● What is expected
The answer should be a single number: how many lines of the entries below hold the word "code".

*****

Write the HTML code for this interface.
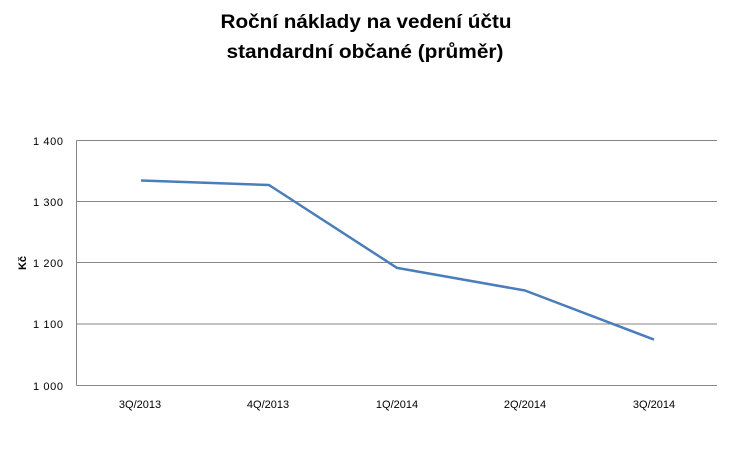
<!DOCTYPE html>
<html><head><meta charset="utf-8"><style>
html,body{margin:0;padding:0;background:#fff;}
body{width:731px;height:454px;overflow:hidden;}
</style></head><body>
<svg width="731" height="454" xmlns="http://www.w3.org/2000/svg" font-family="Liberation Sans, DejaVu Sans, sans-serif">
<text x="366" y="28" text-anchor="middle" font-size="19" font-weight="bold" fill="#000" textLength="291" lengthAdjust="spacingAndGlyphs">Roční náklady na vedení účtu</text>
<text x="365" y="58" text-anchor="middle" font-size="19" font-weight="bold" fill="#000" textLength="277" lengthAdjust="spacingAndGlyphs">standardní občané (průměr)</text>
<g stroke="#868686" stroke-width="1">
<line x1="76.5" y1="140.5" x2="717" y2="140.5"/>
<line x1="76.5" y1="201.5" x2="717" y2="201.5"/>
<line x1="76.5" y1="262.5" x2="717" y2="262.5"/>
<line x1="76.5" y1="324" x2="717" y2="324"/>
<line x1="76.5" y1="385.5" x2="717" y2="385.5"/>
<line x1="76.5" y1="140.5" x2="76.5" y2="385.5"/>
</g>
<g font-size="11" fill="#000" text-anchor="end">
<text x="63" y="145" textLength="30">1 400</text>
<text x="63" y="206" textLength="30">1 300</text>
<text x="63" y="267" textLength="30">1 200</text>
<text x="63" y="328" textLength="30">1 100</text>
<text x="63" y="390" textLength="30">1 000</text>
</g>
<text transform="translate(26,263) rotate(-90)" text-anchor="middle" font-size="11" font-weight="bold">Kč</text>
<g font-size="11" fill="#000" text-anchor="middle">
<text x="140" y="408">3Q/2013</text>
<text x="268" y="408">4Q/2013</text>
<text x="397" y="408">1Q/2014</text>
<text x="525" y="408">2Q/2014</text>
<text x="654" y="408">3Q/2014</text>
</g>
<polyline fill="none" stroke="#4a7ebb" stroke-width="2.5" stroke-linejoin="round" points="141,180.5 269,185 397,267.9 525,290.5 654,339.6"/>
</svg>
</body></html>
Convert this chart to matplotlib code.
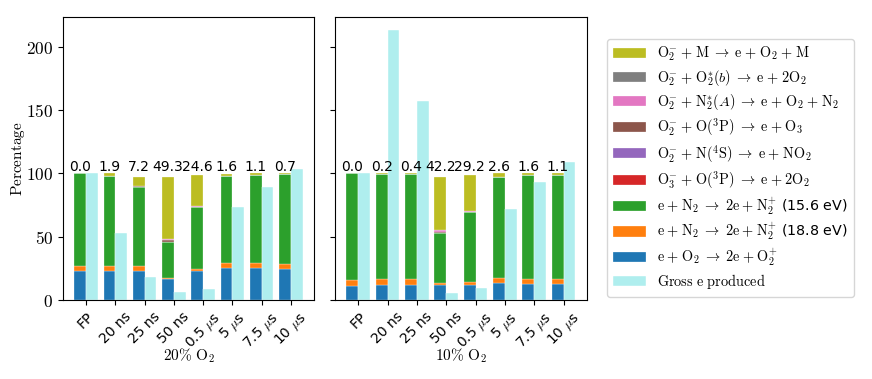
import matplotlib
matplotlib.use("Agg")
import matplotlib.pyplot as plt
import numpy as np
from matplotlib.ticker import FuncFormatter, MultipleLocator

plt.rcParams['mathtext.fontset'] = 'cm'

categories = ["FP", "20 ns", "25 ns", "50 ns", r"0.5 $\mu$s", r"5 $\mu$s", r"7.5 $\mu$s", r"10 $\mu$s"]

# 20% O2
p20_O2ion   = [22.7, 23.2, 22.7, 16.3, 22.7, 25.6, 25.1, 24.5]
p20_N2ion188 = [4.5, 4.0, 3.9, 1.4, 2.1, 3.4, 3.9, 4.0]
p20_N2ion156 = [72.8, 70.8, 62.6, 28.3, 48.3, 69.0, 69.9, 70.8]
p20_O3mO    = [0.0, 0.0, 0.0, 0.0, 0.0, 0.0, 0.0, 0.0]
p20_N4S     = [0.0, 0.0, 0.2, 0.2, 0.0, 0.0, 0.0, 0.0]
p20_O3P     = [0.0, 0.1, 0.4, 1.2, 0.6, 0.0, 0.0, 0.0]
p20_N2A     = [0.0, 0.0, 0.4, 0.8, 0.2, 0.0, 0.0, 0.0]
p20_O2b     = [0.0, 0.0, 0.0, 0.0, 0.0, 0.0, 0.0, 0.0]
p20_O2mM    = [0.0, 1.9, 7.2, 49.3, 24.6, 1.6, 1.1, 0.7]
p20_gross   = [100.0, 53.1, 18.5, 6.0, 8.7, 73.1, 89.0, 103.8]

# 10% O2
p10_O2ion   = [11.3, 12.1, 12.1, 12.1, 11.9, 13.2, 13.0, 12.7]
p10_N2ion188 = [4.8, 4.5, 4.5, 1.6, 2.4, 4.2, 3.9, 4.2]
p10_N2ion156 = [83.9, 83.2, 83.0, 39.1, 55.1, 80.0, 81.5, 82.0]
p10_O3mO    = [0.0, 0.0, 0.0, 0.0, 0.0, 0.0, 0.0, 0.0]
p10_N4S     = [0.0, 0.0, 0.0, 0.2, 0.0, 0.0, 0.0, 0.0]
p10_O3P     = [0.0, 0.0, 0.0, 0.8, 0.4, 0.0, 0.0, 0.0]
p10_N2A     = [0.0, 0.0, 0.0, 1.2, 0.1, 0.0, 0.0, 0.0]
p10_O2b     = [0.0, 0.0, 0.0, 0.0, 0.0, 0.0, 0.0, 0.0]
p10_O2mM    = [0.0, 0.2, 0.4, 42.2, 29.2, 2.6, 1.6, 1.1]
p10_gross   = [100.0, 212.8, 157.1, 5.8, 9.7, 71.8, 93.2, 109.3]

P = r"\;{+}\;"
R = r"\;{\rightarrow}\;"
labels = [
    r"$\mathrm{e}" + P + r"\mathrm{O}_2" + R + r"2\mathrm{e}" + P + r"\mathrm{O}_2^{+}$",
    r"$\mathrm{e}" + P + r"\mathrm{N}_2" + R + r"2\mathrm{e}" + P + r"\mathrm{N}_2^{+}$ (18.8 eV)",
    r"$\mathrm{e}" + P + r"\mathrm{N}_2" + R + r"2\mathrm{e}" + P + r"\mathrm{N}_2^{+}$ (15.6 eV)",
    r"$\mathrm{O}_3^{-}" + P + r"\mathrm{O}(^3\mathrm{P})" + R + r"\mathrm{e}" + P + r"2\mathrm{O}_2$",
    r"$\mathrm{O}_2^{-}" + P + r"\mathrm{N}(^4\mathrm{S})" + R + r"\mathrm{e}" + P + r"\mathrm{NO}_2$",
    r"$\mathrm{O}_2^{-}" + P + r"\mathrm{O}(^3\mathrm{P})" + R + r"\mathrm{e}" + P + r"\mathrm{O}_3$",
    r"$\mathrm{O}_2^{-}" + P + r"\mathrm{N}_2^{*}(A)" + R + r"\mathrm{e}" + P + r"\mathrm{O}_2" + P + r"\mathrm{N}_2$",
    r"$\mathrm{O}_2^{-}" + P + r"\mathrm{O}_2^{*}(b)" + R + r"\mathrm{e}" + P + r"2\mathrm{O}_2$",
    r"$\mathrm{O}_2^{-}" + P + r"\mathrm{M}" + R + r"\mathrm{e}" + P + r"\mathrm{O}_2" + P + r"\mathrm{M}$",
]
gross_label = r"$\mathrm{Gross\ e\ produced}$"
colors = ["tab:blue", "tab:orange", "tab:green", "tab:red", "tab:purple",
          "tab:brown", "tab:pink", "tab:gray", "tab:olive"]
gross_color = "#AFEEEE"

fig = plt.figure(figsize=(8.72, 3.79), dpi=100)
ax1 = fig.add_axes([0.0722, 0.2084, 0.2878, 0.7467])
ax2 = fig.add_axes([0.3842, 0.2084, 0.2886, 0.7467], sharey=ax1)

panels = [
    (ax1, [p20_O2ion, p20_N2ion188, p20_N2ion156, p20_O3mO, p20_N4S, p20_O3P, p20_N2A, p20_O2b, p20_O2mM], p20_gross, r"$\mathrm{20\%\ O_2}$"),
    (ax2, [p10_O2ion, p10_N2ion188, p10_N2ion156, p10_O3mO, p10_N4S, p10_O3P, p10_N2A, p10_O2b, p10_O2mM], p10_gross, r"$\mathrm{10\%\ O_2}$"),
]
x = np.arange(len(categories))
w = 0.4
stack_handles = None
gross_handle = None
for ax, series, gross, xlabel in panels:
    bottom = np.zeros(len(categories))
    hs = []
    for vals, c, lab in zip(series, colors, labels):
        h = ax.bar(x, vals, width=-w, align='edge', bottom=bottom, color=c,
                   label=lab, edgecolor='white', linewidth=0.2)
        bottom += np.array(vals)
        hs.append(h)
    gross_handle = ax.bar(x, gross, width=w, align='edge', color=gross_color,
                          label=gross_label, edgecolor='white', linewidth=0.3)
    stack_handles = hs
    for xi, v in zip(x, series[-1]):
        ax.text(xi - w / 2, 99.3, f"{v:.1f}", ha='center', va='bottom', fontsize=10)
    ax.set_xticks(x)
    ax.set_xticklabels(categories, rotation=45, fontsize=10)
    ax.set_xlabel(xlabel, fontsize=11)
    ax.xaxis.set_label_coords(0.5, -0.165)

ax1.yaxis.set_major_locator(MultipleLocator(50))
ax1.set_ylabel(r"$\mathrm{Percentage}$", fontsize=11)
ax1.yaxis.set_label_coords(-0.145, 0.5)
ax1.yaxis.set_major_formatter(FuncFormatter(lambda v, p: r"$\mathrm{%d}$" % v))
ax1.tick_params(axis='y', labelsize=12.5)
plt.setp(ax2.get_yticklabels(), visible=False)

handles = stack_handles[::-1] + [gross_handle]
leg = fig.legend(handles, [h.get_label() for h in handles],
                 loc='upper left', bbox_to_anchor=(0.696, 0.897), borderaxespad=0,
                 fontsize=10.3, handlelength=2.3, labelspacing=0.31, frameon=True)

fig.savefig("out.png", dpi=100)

*****

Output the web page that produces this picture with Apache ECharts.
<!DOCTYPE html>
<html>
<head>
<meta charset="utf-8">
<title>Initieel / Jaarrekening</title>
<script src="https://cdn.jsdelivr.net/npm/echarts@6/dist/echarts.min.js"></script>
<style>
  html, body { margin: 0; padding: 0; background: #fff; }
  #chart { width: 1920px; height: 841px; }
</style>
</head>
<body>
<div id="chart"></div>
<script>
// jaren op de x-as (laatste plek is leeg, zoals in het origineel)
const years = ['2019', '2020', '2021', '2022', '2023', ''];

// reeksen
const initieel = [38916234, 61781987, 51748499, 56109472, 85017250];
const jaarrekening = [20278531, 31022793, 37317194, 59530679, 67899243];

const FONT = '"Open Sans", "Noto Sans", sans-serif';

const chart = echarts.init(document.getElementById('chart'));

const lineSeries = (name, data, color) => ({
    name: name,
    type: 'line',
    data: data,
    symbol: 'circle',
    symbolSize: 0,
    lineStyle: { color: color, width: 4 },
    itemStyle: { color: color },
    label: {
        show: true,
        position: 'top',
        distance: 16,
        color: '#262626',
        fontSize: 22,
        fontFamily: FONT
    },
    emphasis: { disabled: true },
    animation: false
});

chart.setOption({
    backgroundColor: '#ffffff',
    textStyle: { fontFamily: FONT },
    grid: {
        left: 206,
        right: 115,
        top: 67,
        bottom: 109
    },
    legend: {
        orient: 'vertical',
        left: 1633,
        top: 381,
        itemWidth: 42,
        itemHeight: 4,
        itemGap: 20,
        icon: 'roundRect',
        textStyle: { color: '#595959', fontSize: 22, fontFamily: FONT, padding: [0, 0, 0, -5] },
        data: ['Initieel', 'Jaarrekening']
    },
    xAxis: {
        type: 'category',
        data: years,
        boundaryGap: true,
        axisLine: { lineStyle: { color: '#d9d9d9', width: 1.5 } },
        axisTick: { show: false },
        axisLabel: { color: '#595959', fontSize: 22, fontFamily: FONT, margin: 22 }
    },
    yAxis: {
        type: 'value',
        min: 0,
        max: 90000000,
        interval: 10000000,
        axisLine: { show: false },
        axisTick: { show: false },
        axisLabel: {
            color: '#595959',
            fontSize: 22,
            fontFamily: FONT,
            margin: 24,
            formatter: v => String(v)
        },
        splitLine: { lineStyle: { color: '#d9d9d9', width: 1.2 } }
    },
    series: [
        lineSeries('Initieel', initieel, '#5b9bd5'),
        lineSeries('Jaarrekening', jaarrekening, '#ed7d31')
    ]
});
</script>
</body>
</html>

*****

● Written solution
2